I am currently insured with Hartford Insurance and have received a notice from them indicating that a 10% increase in premium is to be expected. While a religiously read most if not all of your postings, I decided to request a quote from Security America Risk Retention Group. They were prompt in returning a quote that was significantly less than my current policy with Hartford. I have two concerns which I have listed below:
    Hartford is an admitted carrier, is SARRG admitted in NYS? There response to this question was that  Security America RRG is licensed to do business is all 50 states, but does this mean they are admitted? If they become insolvent, who if any will honor my policy limits?
    Hartford provides me with blanket additional insured for complete operations, a blanket waiver of subrogation and a per project aggregate. Does SARGG provide the same?
    Their response was that the policy includes Blanket additional Insured, Wavier of Subrogation at no additional charge. However, there is a per project endorsement fee. 0-3 is $250 each endorsement or 4+ is a $500 annual flat fee.
    Should I be concerned with respect to the above items? I know that you promote SARRG over Hartford, but I do not want to leave myself exposed to costly litigation in the event SARRG becomes insolvent.
    I don't speak for SARRG so I asked SARRG to respond.  Bart's response is a bit technical, so let me respond first.  Yes I prefer SARRG because from my perspective the most important criteria should have how claims are handled.  Sure cost of premium and cost of additional insured certificates should e considered, but I don't think you're going to stay up at night worrying about a few extra bucks in premium or a $500 blanket charge for additional insureds.  I know you'll be up at night worrying about your claim if you have one.  And all night if that claim exceeds your policy limits.  The last thing you need is a hostile or aloof claims examiner and a defense attorney that couldn't care less about you or alarm law.
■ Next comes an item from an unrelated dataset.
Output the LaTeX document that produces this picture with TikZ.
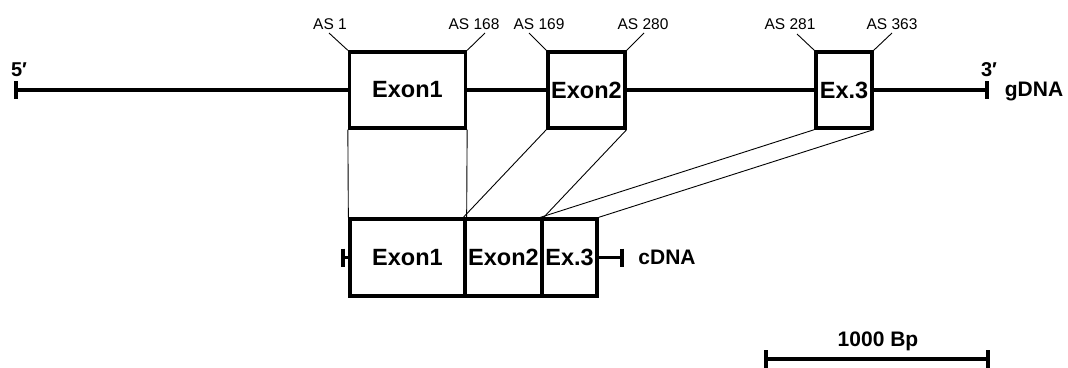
\documentclass[tikz,border=0pt]{standalone}
\usepackage{fontspec}
\setmainfont{Liberation Sans}
\usetikzlibrary{calc}
\begin{document}
\begin{tikzpicture}[x=1pt,y=-1pt,
  exonbox/.style={draw,line width=3.3pt,fill=white,inner sep=0pt,minimum height=76pt,font=\fontsize{23.5}{23.5}\selectfont\bfseries},
  thick line/.style={line width=3.3pt},
  thin line/.style={line width=0.9pt},
  aslabel/.style={inner sep=0pt,font=\fontsize{15.5}{16}\selectfont},
  biglabel/.style={inner sep=0pt,font=\fontsize{21}{21}\selectfont\bfseries}]
\useasboundingbox (0,0) rectangle (1068,367);
% gDNA
\node[exonbox,minimum width=116pt] (g1) at (407.5,90) {Exon1};
\node[exonbox,minimum width=77pt] (g2) at (586.5,90) {Exon2};
\node[exonbox,minimum width=56pt] (g3) at (844,90) {Ex.3};
\coordinate (gl) at (16,90);
\coordinate (gr) at (987,90);
\draw[thick line] (gl) -- (g1.west);
\draw[thick line] (g1.east) -- (g2.west);
\draw[thick line] (g2.east) -- (g3.west);
\draw[thick line] (g3.east) -- (gr);
\draw[thick line] ($(gl)+(0,-9)$) -- ($(gl)+(0,9)$);
\draw[thick line] ($(gr)+(0,-9)$) -- ($(gr)+(0,9)$);
\node[biglabel,font=\fontsize{20}{20}\selectfont\bfseries] (p5) at (19,70) {5′};
\node[biglabel,font=\fontsize{20}{20}\selectfont\bfseries] (p3) at (989,70) {3′};
\node[biglabel] (gdna) at (1034,91) {gDNA};
% AS labels
\node[aslabel] (as1) at (330,24) {AS 1};
\node[aslabel] (as168) at (474,24) {AS 168};
\node[aslabel] (as169) at (539,24) {AS 169};
\node[aslabel] (as280) at (643,24) {AS 280};
\node[aslabel] (as281) at (790,24) {AS 281};
\node[aslabel] (as363) at (892,24) {AS 363};
\coordinate (l1) at (329,33);
\coordinate (l168) at (485,33);
\coordinate (l169) at (529,33);
\coordinate (l280) at (644,33);
\coordinate (l281) at (797,34);
\coordinate (l363) at (892,33);
\draw[thin line] (l1) -- (g1.north west);
\draw[thin line] (l168) -- (g1.north east);
\draw[thin line] (l169) -- (g2.north west);
\draw[thin line] (l280) -- (g2.north east);
\draw[thin line] (l281) -- (g3.north west);
\draw[thin line] (l363) -- (g3.north east);
% cDNA
\node[exonbox,minimum width=115pt,minimum height=77pt] (c1) at (407.5,257.5) {Exon1};
\node[exonbox,minimum width=77pt,minimum height=77pt] (c2) at (503.5,257.5) {Exon2};
\node[exonbox,minimum width=55pt,minimum height=77pt] (c3) at (569.5,257.5) {Ex.3};
\coordinate (cl) at (343,257.5);
\coordinate (cr) at (622,257.5);
\draw[thick line] (cl) -- (c1.west);
\draw[thick line] (c3.east) -- (cr);
\draw[thick line] ($(cl)+(0,-9)$) -- ($(cl)+(0,9)$);
\draw[thick line] ($(cr)+(0,-9)$) -- ($(cr)+(0,9)$);
\node[biglabel] (cdna) at (667,257.5) {cDNA};
% connectors
\draw[thin line] (g1.south west) -- (c1.north west);
\draw[thin line] (g1.south east) -- (c1.north east);
\draw[thin line] (g2.south west) -- (c2.north west);
\draw[thin line] (g2.south east) -- (c2.north east);
\draw[thin line] (g3.south west) -- (c3.north west);
\draw[thin line] (g3.south east) -- (c3.north east);
% scale bar
\coordinate (sl) at (766,359);
\coordinate (sr) at (988,359);
\draw[thick line] (sl) -- (sr);
\draw[thick line] ($(sl)+(0,-9)$) -- ($(sl)+(0,9)$);
\draw[thick line] ($(sr)+(0,-9)$) -- ($(sr)+(0,9)$);
\node[biglabel] (bp) at (878,341) {1000 Bp};
\end{tikzpicture}
\end{document}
    Time was when insurance companies writing alarm E&O were specialty carriers or divisions.  They wrote alarm industry policies and they handled claims and cared about the law affecting the alarm industry.  That's just not the case today.  The major carriers don't appear to care about industry law, just watching their bottom line.  Nothing wrong with that unless the bottom line conflicts with the interests of alarm law, which too often it does.
    SARRG is a risk retention group and it carries excess coverage from Lloyds.  It is not likely to run out of money to cover your claim any faster than any other carrier.  More likely your limits of coverage will run out long before SARRG runs insolvent.   So to answer the question, feel safe with SARRG and if it's going to cost $500 for blanket additional insured certificates, it's worth it.  You'll probably save that much and more on the premium.
     SARRG is not admitted, however unlike other non-admitted carriers there is no surplus lines taxes and fees, affidavit, surplus lines brokers license required.  Like a surplus lines placement, SARRG is not under the protection of the NY guaranty fund.  Both admitted and non-admitted companies require a license to do business in New York.  As for insolvency, if SARRG were to become insolvent that would be a problem as claims would go unpaid for policyholders.  But to protect against that, we buy substantial reinsurance from Lloyds of London.  Catastrophic large claims are almost entirely covered by Lloyds leaving SARRG to retain a relatively small retention.
    The per project charge of $250 is in the underwriting guidelines approved by the board, the state of VT and provided to the reinsurers.  The answer to your question below is the agg per project (or location) endorsement is $250 for the first one.  $500 for blanket.  We don't believe that other carriers fully understand the significance of their actions by including it for free. If any alarm company had a track record of multiple substantial losses no carrier would offer this going forward at any price because in effect you are buying your way out of the aggregate limits.